-- START Records for this exercise --
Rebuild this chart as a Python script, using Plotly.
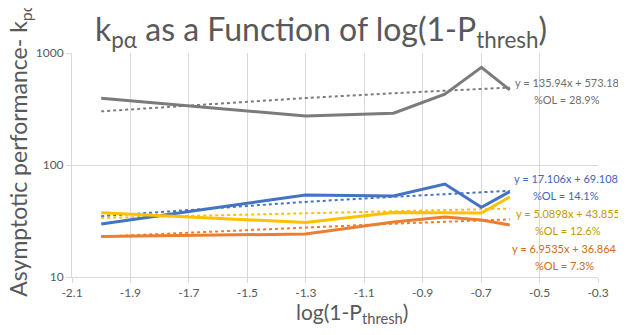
import plotly.graph_objects as go

# ---- data ----
log_x = [-2.0, -1.301, -1.0, -0.824, -0.699, -0.602]
series_names = ["Blue", "Orange", "Gray", "Yellow"]
blue_vals = [29.7, 54.0, 52.9, 67.6, 41.9, 57.8]
orange_vals = [23.0, 24.2, 31.0, 34.3, 32.3, 29.1]
gray_vals = [394, 274, 290, 428, 745, 468]
yellow_vals = [37.5, 30.6, 37.6, 37.2, 37.3, 51.8]

trend_slopes = {"Blue": 17.106, "Orange": 6.9535, "Gray": 135.94, "Yellow": 5.0898}
trend_intercepts = {"Blue": 69.108, "Orange": 36.864, "Gray": 573.18, "Yellow": 43.855}
trend_ol = {"Blue": "14.1%", "Orange": "7.3%", "Gray": "28.9%", "Yellow": "12.6%"}

x_tick_vals = [-2.1, -1.9, -1.7, -1.5, -1.3, -1.1, -0.9, -0.7, -0.5, -0.3]
x_tick_text = ["-2.1", "-1.9", "-1.7", "-1.5", "-1.3", "-1.1", "-0.9", "-0.7", "-0.5", "-0.3"]
y_tick_vals = [10, 100, 1000]
y_tick_text = ["10", "100", "1000"]

values = {"Blue": blue_vals, "Orange": orange_vals, "Gray": gray_vals, "Yellow": yellow_vals}
line_colors = {"Blue": "#4472C4", "Orange": "#ED7D31", "Gray": "#7B7B7B", "Yellow": "#FFC000"}
text_colors = {"Blue": "#3D67B8", "Orange": "#CF6A22", "Gray": "#6E6E6E", "Yellow": "#C49A00"}

FONT = "Lato, Calibri, 'Open Sans', sans-serif"
OFF = 8  # page body margin
PAGE_W, PAGE_H = 626, 335
W, H = PAGE_W - OFF, PAGE_H - OFF
PLOT_L, PLOT_R, PLOT_T, PLOT_B = 72, 598, 53, 277.5  # page pixels
L, R, T, B = PLOT_L - OFF, PAGE_W - PLOT_R, PLOT_T - OFF, PAGE_H - PLOT_B

fig = go.Figure()

# trendlines (dotted) first, then data lines
for name in series_names:
    trend = [trend_slopes[name] * xv + trend_intercepts[name] for xv in log_x]
    fig.add_trace(go.Scatter(x=log_x, y=trend, mode="lines",
                             line=dict(color=line_colors[name], width=2, dash="dot"),
                             showlegend=False, hoverinfo="skip"))
for name in series_names:
    fig.add_trace(go.Scatter(x=log_x, y=values[name], mode="lines", name=name,
                             line=dict(color=line_colors[name], width=3),
                             showlegend=False))

def px_x(p):
    return (p - PLOT_L) / (PLOT_R - PLOT_L)

def px_y(p):
    return (PLOT_B - p) / (PLOT_B - PLOT_T)

annotations = []
# equation labels: (center x px, line1 y px) in page pixels
label_pos = {"Gray": (567, 83), "Blue": (566, 179), "Yellow": (568, 214), "Orange": (564, 249)}
for name in ["Gray", "Blue", "Yellow", "Orange"]:
    cx, cy = label_pos[name]
    eq = f"y = {trend_slopes[name]}x + {trend_intercepts[name]}"
    annotations.append(dict(x=px_x(cx), y=px_y(cy), xref="paper", yref="paper",
                            text=eq, showarrow=False, xanchor="center", yanchor="middle",
                            font=dict(family=FONT, size=11, color=text_colors[name])))
    annotations.append(dict(x=px_x(cx), y=px_y(cy + 16.5), xref="paper", yref="paper",
                            text=f"%OL = {trend_ol[name]}", showarrow=False,
                            xanchor="center", yanchor="middle",
                            font=dict(family=FONT, size=11, color=text_colors[name])))

# chart title
annotations.append(dict(x=px_x(321), y=px_y(31), xref="paper", yref="paper",
                        text="k<sub>pα</sub> as a Function of log(1-P<sub>thresh</sub>)",
                        showarrow=False, xanchor="center", yanchor="middle",
                        font=dict(family=FONT, size=32, color="#595959")))
# axis titles
annotations.append(dict(x=px_x(352), y=px_y(314), xref="paper", yref="paper",
                        text="log(1-P<sub>thresh</sub>)", showarrow=False,
                        xanchor="center", yanchor="middle",
                        font=dict(family=FONT, size=21, color="#595959")))
annotations.append(dict(x=px_x(20), y=px_y(150), xref="paper", yref="paper",
                        text="Asymptotic performance- k<sub>pα</sub>", showarrow=False,
                        textangle=-90, xanchor="center", yanchor="middle",
                        font=dict(family=FONT, size=23, color="#595959")))

fig.update_layout(
    width=W, height=H,
    margin=dict(l=L, r=R, t=T, b=B),
    paper_bgcolor="white", plot_bgcolor="white",
    font=dict(family=FONT, color="#595959"),
    annotations=annotations,
    xaxis=dict(range=[-2.1, -0.3], tickvals=x_tick_vals, ticktext=x_tick_text,
               showgrid=True, gridcolor="#D9D9D9", gridwidth=1,
               showline=True, linecolor="#D9D9D9", linewidth=1,
               ticks="outside", ticklen=5, tickcolor="#D9D9D9",
               tickfont=dict(family=FONT, size=12, color="#595959"), zeroline=False),
    yaxis=dict(type="log", range=[1, 3], tickvals=y_tick_vals, ticktext=y_tick_text,
               showgrid=True, gridcolor="#D9D9D9", gridwidth=1,
               showline=True, linecolor="#D9D9D9", linewidth=1,
               ticks="outside", ticklen=5, tickcolor="#D9D9D9",
               tickfont=dict(family=FONT, size=12, color="#595959"), zeroline=False),
)

fig.write_html("out.html")
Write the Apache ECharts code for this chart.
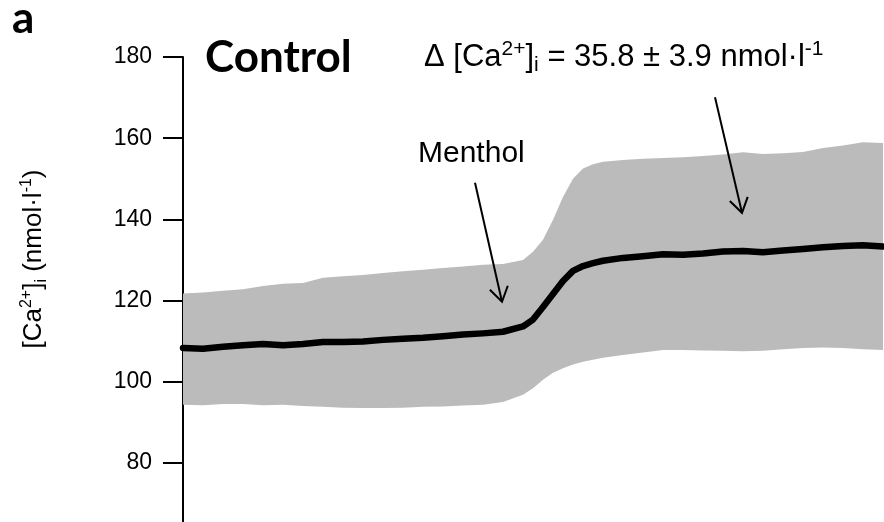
-- END Records for this exercise --
§ Problem requirements: Copy nothing past the line containing "yellow_vals = [37.5, 30.6, 37.6, 37.2, 37.3, 51.8]": reproduce every line from the start of the records up to it, skipping pictures.

§ The solution:
Rebuild this chart as a Python script, using Plotly.
import plotly.graph_objects as go

# ---- data ----
log_x = [-2.0, -1.301, -1.0, -0.824, -0.699, -0.602]
series_names = ["Blue", "Orange", "Gray", "Yellow"]
blue_vals = [29.7, 54.0, 52.9, 67.6, 41.9, 57.8]
orange_vals = [23.0, 24.2, 31.0, 34.3, 32.3, 29.1]
gray_vals = [394, 274, 290, 428, 745, 468]
yellow_vals = [37.5, 30.6, 37.6, 37.2, 37.3, 51.8]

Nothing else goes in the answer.